Fue
hace unas semanas. Caía la noche en su casa de La
Moraleja. Y era como si anocheciera en la Cruz de la Mar
de Chipiona, o en el Arco de la Macarena, de cercanos que
estaban aquellos recuerdos. Vestida con una larga túnica
romana como de prima de Escipión, el que plantó el faro,
su hermoso perfil afilado, como de moneda de plata
antigua, con el pelo recogido, Rocío Jurado se puso a
contarme de pronto recuerdos y recuerdos. Recuerdos de lo
sevillista que era su padre, que a los pollos de pelea que
criaba les tenía puestos los nombres de la Delantera Stuka:
Campanal era el más encampanado de la gallera de Chipiona.
Recuerdos de antiguos anuncios cantados de Radio Sevilla:
Norit el Borreguito, Tintes Iberia, es el Anís del Coral
el mejor de los mejores...
No, el mejor de los mejores
es el corazón por la garganta de esta mujer genial, de
esta guapa matrona romana del mismísimo pueblo de Escipión,
que ahora, cuando cae la tarde, como si fuera ayer, se
acuerda de una Virgen y de una saeta. ¿Habrá estado Rocío
en escenarios triunfales, en teatros de gloria? ¿Habrá
cantado miles de coplas y baladas? Que le quiten lo
cantado... Pero en esta hora del corazón abierto, cuando
cae la tarde en La Moraleja, y José Ortega Cano sigue
haciendo la mejor faena de su vida, el arrimón de amor de
puerta grande, se acuerda de Sevilla. De una saeta en
Sevilla. A la Virgen de la Esperanza. Cuando en 1964 el
barrio de la Macarena y Sevilla entera la llevaban a
coronar. Rocío entonces era una niña que quería ser
artista, a la que la mujer del Yoni había llevado a
Madrid. Un gran macareno, de los de plaza y centuria, la
subió al balcón del capiller, para que viera salir a la
Virgen camino de su coronación y le cantara una saeta. Se
lo dijo a Rafael de León, trovador delicadísimo de La Que
Está en San Gil en mil canciones. Al viejo poeta le
presentaron a Rocío, a la que dijo de sopetón:
-Niña, ¿tú sabes cantar
saetas?
-Hombre, mire usté, don
Rafaé, yo sé cantá saetas...de Chipiona.
Y Rafael, resuelto:
-Pues le vas a cantar una a
la Virgen cuando salga...
-Pero si estoy tan nerviosa
que no me acuerdo de ninguna letra, don Rafaé.

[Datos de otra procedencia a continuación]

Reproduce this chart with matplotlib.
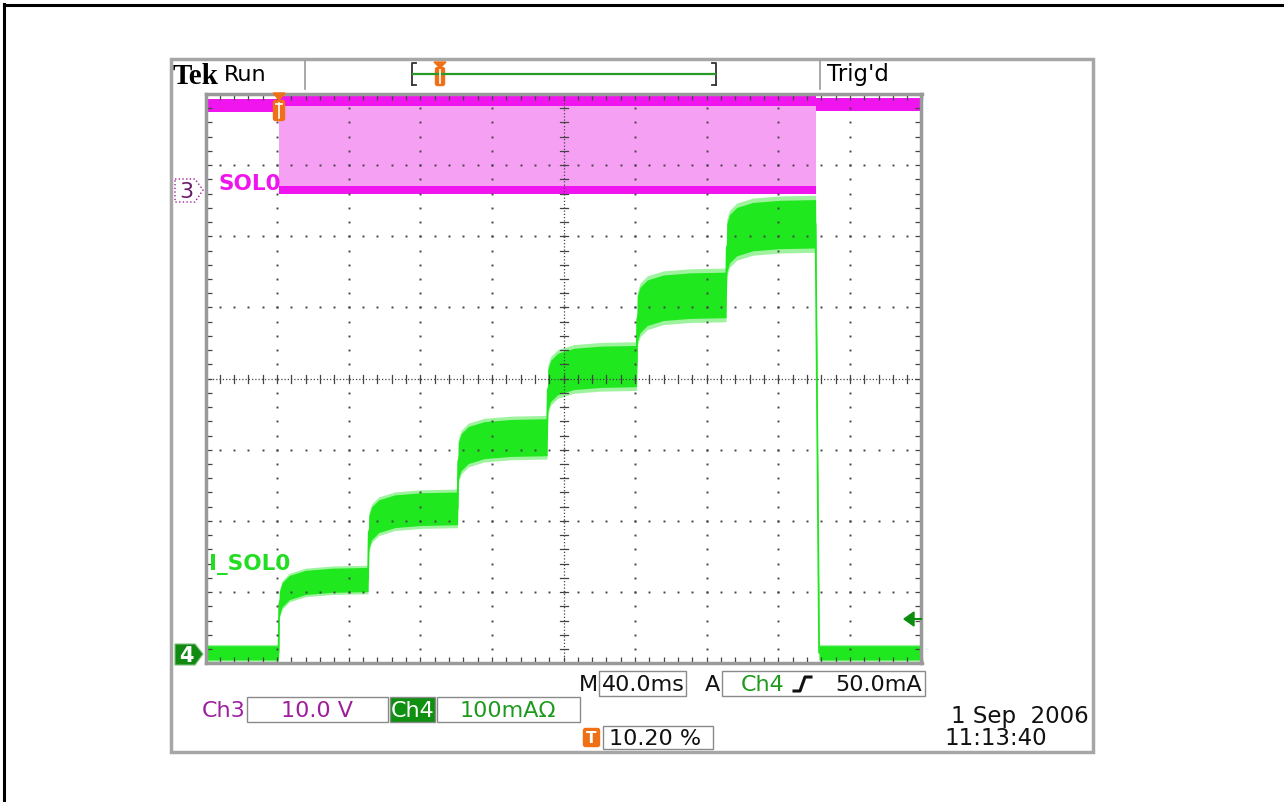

-Tú has la salía, que yo te
iré apuntando los versos...
Y así fue que la Virgen,
mariquillas de mayo, salió gloriosa en el paso de la
Coronación. Y Rocío se agarró con sus manos sudorosas de
nervios a los hierros del balcón del capiller. Y su voz
rompió el aire del Arco con la salida de la saeta:
-Ay yayai...
Y Rafael de León, con su
cabeza casi en el hombro de la niña, le dijo, bisbiseando
el verso como una oración:
- Con tu corona y tu pena...
Y la voz joven y nueva y
poderosa de Rocío proclamó al orbe macareno:
-Ay yayai, con tu corona y
tu pena...
Y Rafael, en el oído, como
desgranando su piropo en verso a la misma Madre de Dios en
su tocado:
- Qué guapa vas, Mare mía...
Y así fue saliendo, verso a
verso, nervio a nervio, aquella mar chipionera de plegaria
cantada, que el rompeolas del gentío le devolvía a la
emocionada niña Rocío con la espuma de un óle:
Con tu corona y tu pena,
qué guapa vas, Mare mía,
como una rosa morena,
como una estrella
encendía,
Esperanza y Macarena...
En el atardecer, en el largo
atardecer, ay, de La Moraleja o de una vida, Rocío me
recitaba la saeta como si de nuevo estuviera cantándosela
a la Virgen. Sí, se la estaba cantando. Como en estas
horas de dolor y cornejas siniestras se la decimos por su
voz a la Virgen que se llama como el sentimiento mismo que
tenemos todos los que queremos a Rocío: Esperanza.